“Seek Light” | Anthony Satori
“Artists are here to disturb the peace.”
Artists are not here to disturb the peace. Quite to the contrary, artists are here to point the way to something better, something higher. Artists are here to illuminate universal goodness, beauty, and truth. Artists are here to connect our minds and spirits by shining a light on shared human values, virtues, and meaning. To put it most succinctly, artists are here to elevate consciousness. And this, it seems to me, is quite the opposite of “disturbing the peace.”
It’s true, sometimes the expansion of consciousness can be disorienting in its exhilaration. It can have the side effect of shaking up the status quo, of waking us up from the hypnosis of complacency. But this is not the primary goal of art. It is not even its primary side effect. And if we mistake this secondary side effect for the actual purpose of art, we will miss it entirely. If we proceed under this misapprehension – especially if artists themselves engage in this folly – we will miss out on one of the most sacred and pure paths to enlightenment and enrichment that we, as humans, have available to us.
Other potential sources have failed us in this pursuit, time and time again. Religion, politics, media, education – each have failed us disastrously in this measure, at some point or another, often in what seems to be nothing less than orchestrated concert. And when we find ourselves in this state of affairs, art remains the last and best refuge of enlightenment. And when artists fail to live up to this ideal – when they fail to even recognize it – society suffers greatly.

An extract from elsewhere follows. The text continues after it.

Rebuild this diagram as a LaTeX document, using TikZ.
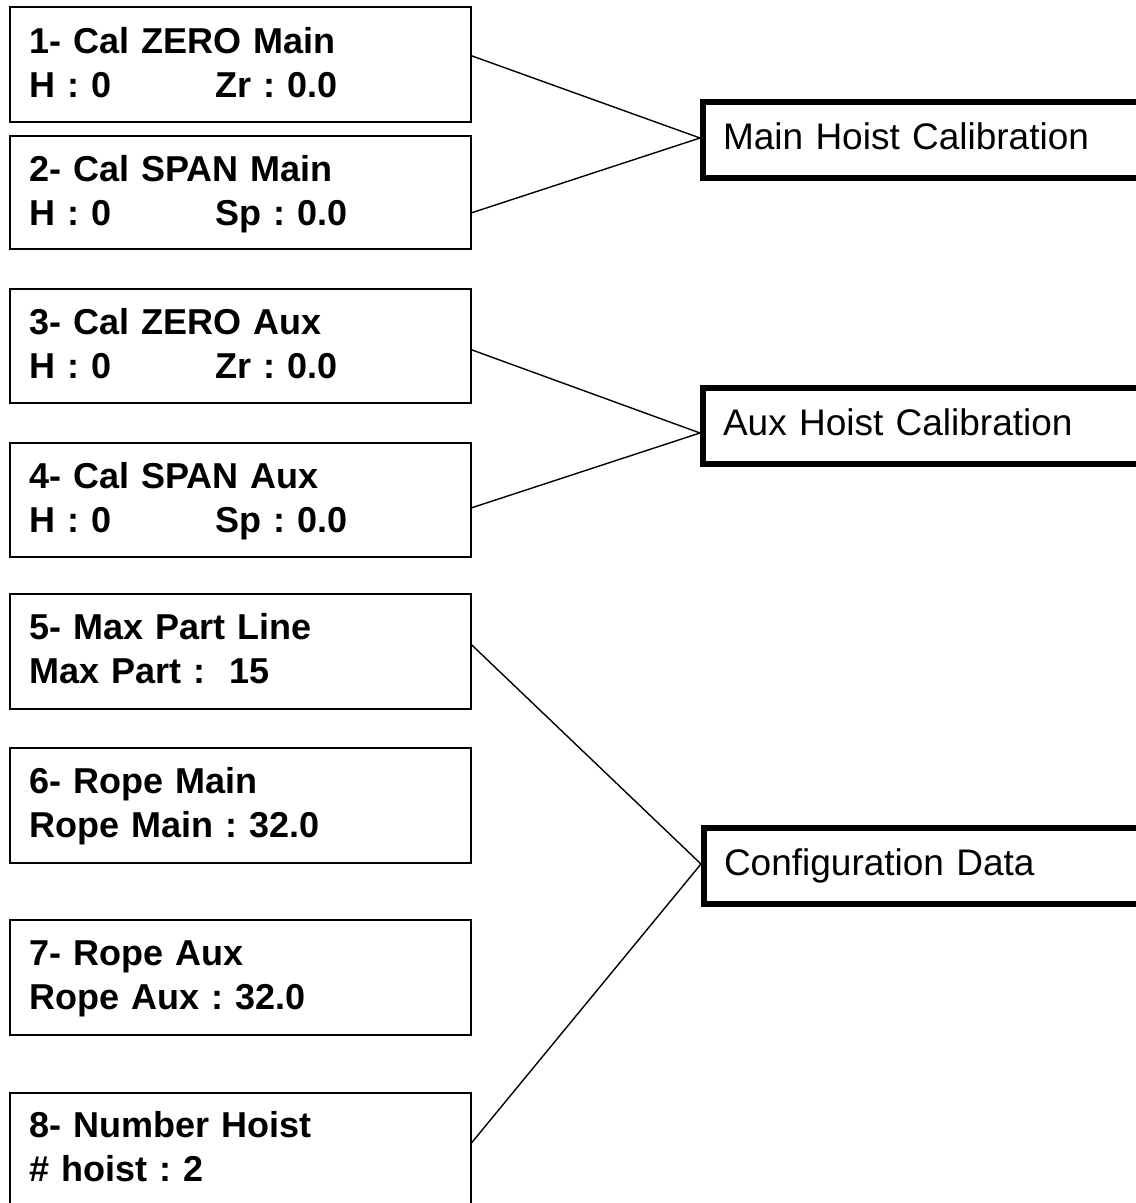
\documentclass[tikz,border=0pt]{standalone}
\usepackage{fontspec}
\setmainfont{Liberation Sans}
\frenchspacing
\begin{document}
\begin{tikzpicture}[x=1pt,y=-1pt,
  leftbox/.style={draw=black,line width=1.6pt,rectangle,inner sep=0pt,anchor=north west,minimum width=461pt},
  lefttext/.style={anchor=base west,inner sep=0pt,text width=430pt,align=left,font=\fontsize{36}{44}\selectfont\bfseries\frenchspacing},
  rightbox/.style={draw=black,line width=6pt,rectangle,anchor=north west,minimum width=440pt,minimum height=76pt,
    inner xsep=20pt,inner ysep=0pt,text width=400pt,align=left,text height=18pt,text depth=0pt,
    font=\fontsize{37}{44}\selectfont\frenchspacing},
  conn/.style={draw=black,line width=1.4pt}]
\useasboundingbox (0,0) rectangle (1136,1203);
% left boxes
\node[leftbox,minimum height=115pt] (b1) at (9,6) {};
\node[leftbox,minimum height=113pt] (b2) at (9,135) {};
\node[leftbox,minimum height=114pt] (b3) at (9,288) {};
\node[leftbox,minimum height=114pt] (b4) at (9,442) {};
\node[leftbox,minimum height=115pt] (b5) at (9,593) {};
\node[leftbox,minimum height=115pt] (b6) at (9,747) {};
\node[leftbox,minimum height=115pt] (b7) at (9,919) {};
\node[leftbox,minimum height=118pt] (b8) at (9,1092) {};
% texts
\node[lefttext] (t1) at ([xshift=20pt,yshift=-47pt]b1.north west) {1- Cal ZERO Main\\\makebox[186pt][l]{H : 0}Zr : 0.0};
\node[lefttext] (t2) at ([xshift=20pt,yshift=-46pt]b2.north west) {2- Cal SPAN Main\\\makebox[186pt][l]{H : 0}Sp : 0.0};
\node[lefttext] (t3) at ([xshift=20pt,yshift=-46pt]b3.north west) {3- Cal ZERO Aux\\\makebox[186pt][l]{H : 0}Zr : 0.0};
\node[lefttext] (t4) at ([xshift=20pt,yshift=-46pt]b4.north west) {4- Cal SPAN Aux\\\makebox[186pt][l]{H : 0}Sp : 0.0};
\node[lefttext] (t5) at ([xshift=20pt,yshift=-46pt]b5.north west) {5- Max Part Line\\Max Part :\ \ 15};
\node[lefttext] (t6) at ([xshift=20pt,yshift=-46pt]b6.north west) {6- Rope Main\\Rope Main : 32.0};
\node[lefttext] (t7) at ([xshift=20pt,yshift=-46pt]b7.north west) {7- Rope Aux\\Rope Aux : 32.0};
\node[lefttext] (t8) at ([xshift=20pt,yshift=-45pt]b8.north west) {8- Number Hoist\\\# hoist : 2};
% right boxes
\node[rightbox] (m) at (700,99) {Main Hoist Calibration};
\node[rightbox] (a) at (700,385) {Aux Hoist Calibration};
\node[rightbox] (c) at (701,825) {Configuration Data};
% connectors
\draw[conn] ([yshift=8.5pt]b1.east) -- ([yshift=2pt]m.west);
\draw[conn] ([yshift=-20.5pt]b2.east) -- ([yshift=2pt]m.west);
\draw[conn] ([yshift=-4pt]b3.east) -- ([yshift=-7pt]a.west);
\draw[conn] ([yshift=-8pt]b4.east) -- ([yshift=-7pt]a.west);
\draw[conn] ([yshift=6.5pt]b5.east) -- ([yshift=2pt]c.west);
\draw[conn] ([yshift=9pt]b8.east) -- ([yshift=2pt]c.west);
\end{tikzpicture}
\end{document}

“Humanistic scholars and artists used to be, and were supposed to be, as a group, carriers of and teachers of the eternal verities and the higher life. The goal of humanistic studies was… to inspire the student to the better life, to the higher life, to goodness and virtue. But in recent years and to this day, most humanistic scholars and artists have shared in the general collapse of all traditional values. And when these values collapse, there are no others readily available as replacements.”